インボイス登録業者のうち、消費税分を全額価格に転嫁できた事業者はわずか5%。8割が負担を価格に上乗せ出来ていませんでした。所得や貯蓄を減らして消費税等の負担を補った事業者は4割超。1割超が借金をして消費税を払っていました。

インボイス登録を機に価格交渉した事業者は21%、半数超が価格交渉をしなかったと回答し、その理由には「取引先との圧倒的な力関係の差」「あらかじめ決められた予算」が挙げられています。

経理の業務の時間的負担は9割が実感。

経過措置廃止後、「廃業・転業」も

そして「時限爆弾」となっているのが、経過的措置の廃止です。現在「2割特例」と「8割控除」という2つの経過措置が取られています。「2割特例」とは、インボイス導入で新たに課税事業者になった事業主に限り、消費税の納税額を売上税額の2割に軽減できる制度。2026年9月30日まで適用されます。「8割控除」とは課税事業者が免税事業者から仕入れた場合、仕入れ税額の8割を控除できるという制度。こちらも2026年10月1日から控除幅が「5割」に削減され、2029年10月に撤廃されます。

経過的措置がなくなる2026年10月以降の事業の見通しについて、5割が「不安」とし、「廃業・転業を視野にいれている」も14.7%にのぼりました。

個人の尊厳を踏みにじる異常な税制

インボイス制度を考えるフリーランスの会事務局は調査の総評の中で次のように述べています。

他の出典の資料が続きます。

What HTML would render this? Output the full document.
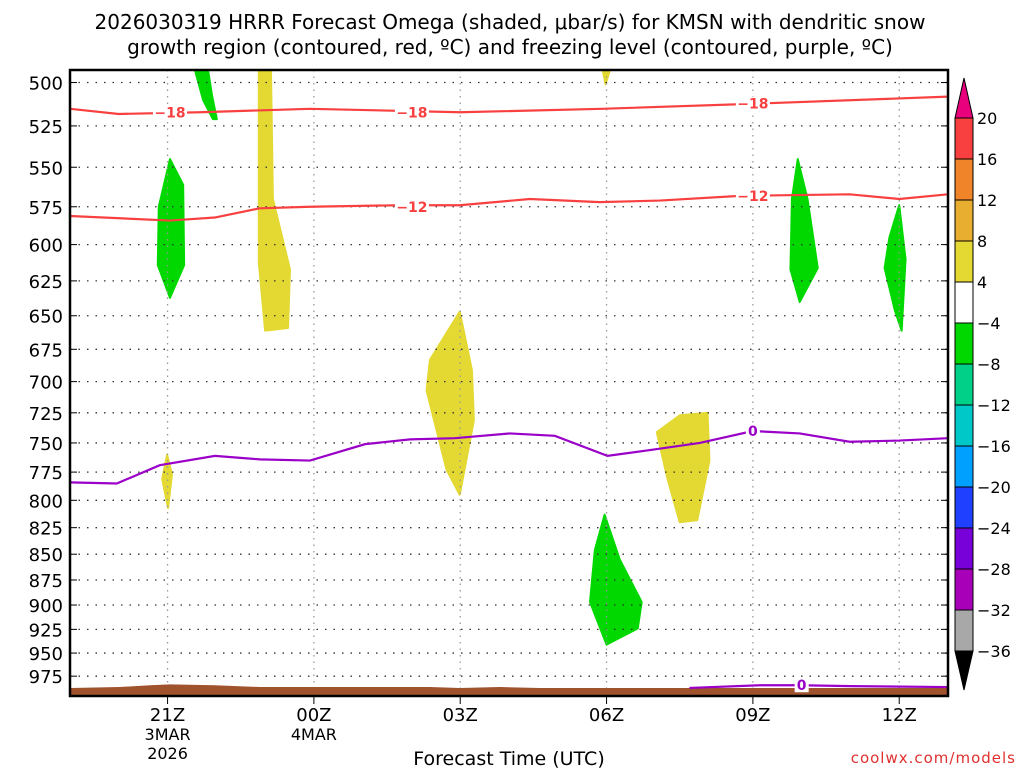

「自由記述欄に寄せられた8,000件超の声を分析すると、昨年の同調査と比較して圧倒的に『消費税』そのものへの言及が増え、『フリーランス潰しの税制』といった憤りの声が多数見られた。そして『死』について言及したコメントが50件以上確認されたことを何より重く受け止めなければいけない。そのうち半数以上は、インボイス制度を機に課税事業者になった者であった。『国から死ねと言われている気がする』という声が散見されることからも、消費税・インボイス制度が、個人の尊厳を踏みにじる異常な税例になっていると言える」

与党減税なし 野党は百花繚乱

参院選の消費税・インボイスにかかる各党の政策は次の通りです。

少なくとも与党の自公以外は、消費税減税とインボイス廃止について足並みが揃っているように見えます。しかし、訴えの中身はバラバラです。「食品の消費税をゼロに」というターゲット減税は立憲、社民、保守。「2年間の時限的停止」が維新。「まず5%に」が国民と共産、「段階的廃止」が参政、「廃止」がれいわ。こうばらけると選択的夫婦別姓のように野党案が乱立し、選挙後も減税方針をまとめきれずに廃案という流れが見えてきます。
一方で、インボイスの経過措置である2割特例、8割控除が終わり、赤字でも借金してでも消費税を払えと、より多くの事業主が突きつけられる2026年10月まであと、1年3カ月しかありません。

消費税廃止、インボイス廃止のグランドデザインを共有・合意できるのか。野党もまた問われそうです。